When the code was first wrote I made an assumption that it would not be possible to change interface data while dealing with the packet, which is not true and might have been caused due some heavy changes in the network stack that occurred during the time mpw(4) was being developed.

It is possible that you are hitting this condition when you have a working mpw(4) and you change some interface (mainly vlan(4)s) while having packets being processed. In your case I assume it happens when you change the MTU while having some packets being routed.

Short story

I messed up with a KASSERT() which I though would not be possible, and in 5.8 and 5.9 it actually happens.

The fix

You have to patch the if_mpw.c file to not use the KASSERT() and instead drop the packet.

Replace this line:

KASSERT(ifp != NULL)

With this:

if (ifp == NULL) {
        m_freem(m);
        return (NULL);
}

The worst thing that can happen with this change is that you might lose packets when you change an interface configuration while passing traffic on the affected mpw. It will be a very small amount of packets and it only happens temporarily while changing interface settings related to the mpw.

Also thank you for your note about the IP fragments with PW, we haven't though about that.

rwestphal commented 8 years ago

Javier,

Thanks for your valuable feedback. You are right, on an L2VPN the PE should not reassemble CE fragmented packets under any circumstance. I'll update the wiki page with your suggestion later.

Regarding the MTU issues, I'd like you to be more specific on what you did. Did you change the MTU of the core faced interfaces of the PE routers to accommodate the MPLS labels and the Control Word (and all the P router interfaces too)? I believe that the MTU of the pseudowire interfaces doesn't need to be changed.

frc-javier commented 8 years ago

Hello.

Thank you Rafael & Renato for your replies. I will try the patch for if_mpw.c.

As for the test setup, I have deployed the same scenario as proposed in the VPLS setup, but with all nodes based on OpenBSD 5.8 / 5.9. For testing, I made pings between CEs. Some of these pings were large enough so that the CE sent them fragmented, but none of them resulting in more than two IP fragments.

The MTUs, when IP reassembly is disabled, are configured as follows:

Renato, you are right on the MTU of the pseudowire interfaces at PEs, 1500 is enough. But remember the problem of IP reassembly at PEs. Before I realized that the PEs were reassembling the fragments, I had to increase the MTU of the pseudowire interfaces (and the underlying Ethernets), because with MTU 1500 the PEs would crash. When IP reassembly is disabled at PEs, then the MTU of the pseudowire interfaces can be the right value.

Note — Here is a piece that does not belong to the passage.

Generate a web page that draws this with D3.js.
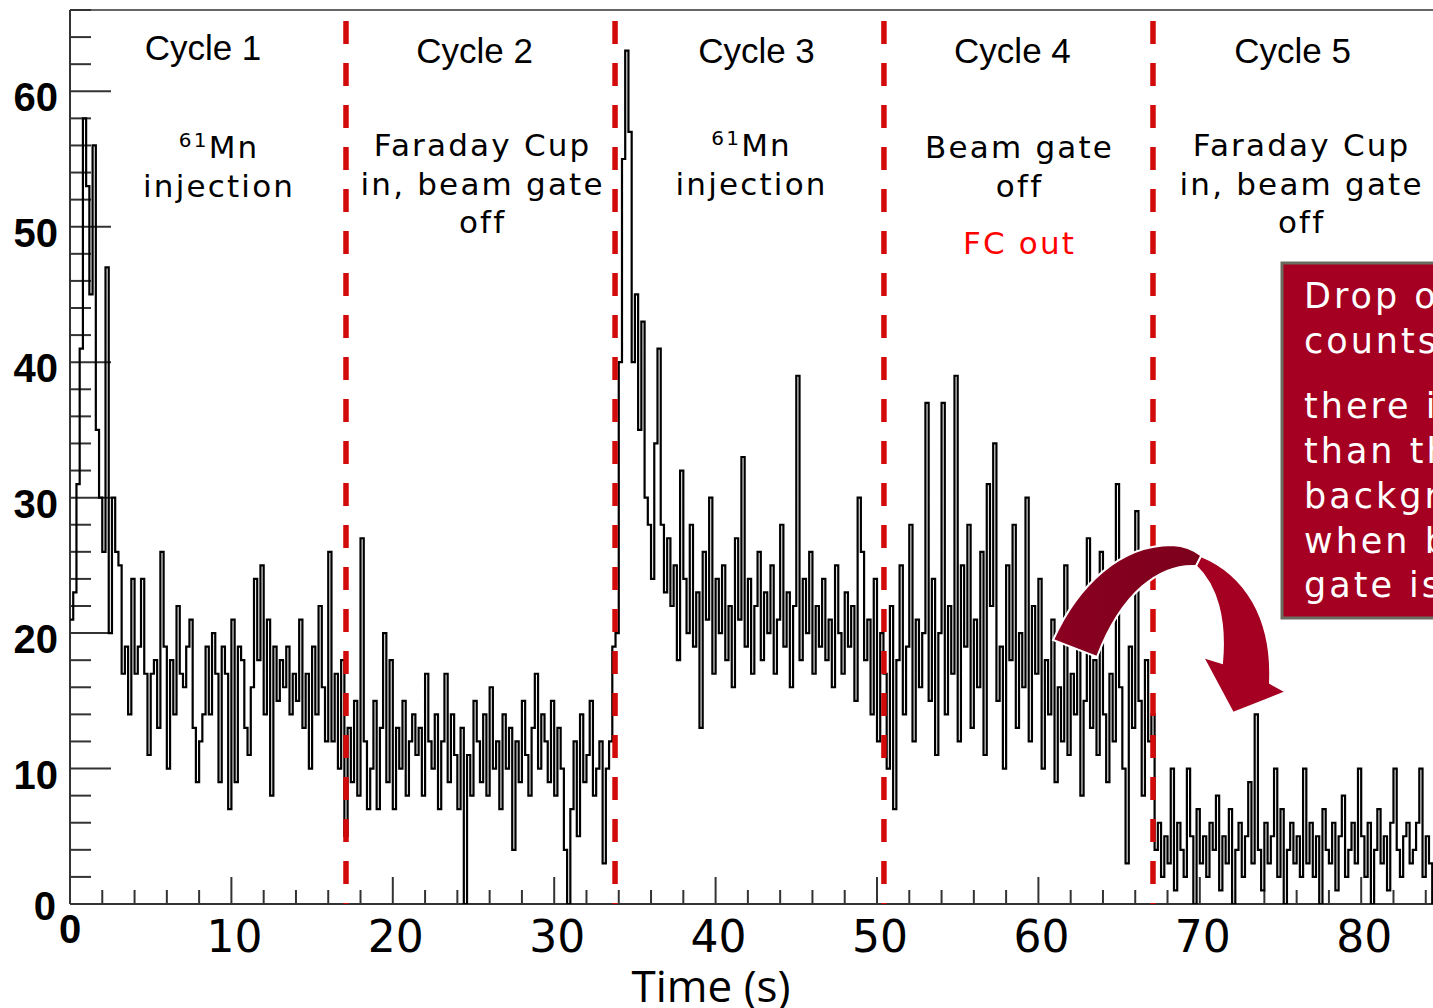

Rafael, I have checked that changing parameters of the pseudowire interfaces while there is traffic flowing through them, may crash the system, as you describe. But the PE also crashes if the configured MTU is not large enough and a packet larger than the configured MTU is sent over it.

Cheers.

rwestphal commented 8 years ago

Thanks a lot Javier, now everything makes sense. Just updated the wiki page with your suggestions (MTU update and editing pf.conf). Used 1530 for the MTU to account for an extra VLAN header.

Will take a look at the kernel later, I need to test the patch from @rzalamena and see if it fixes everything before commiting.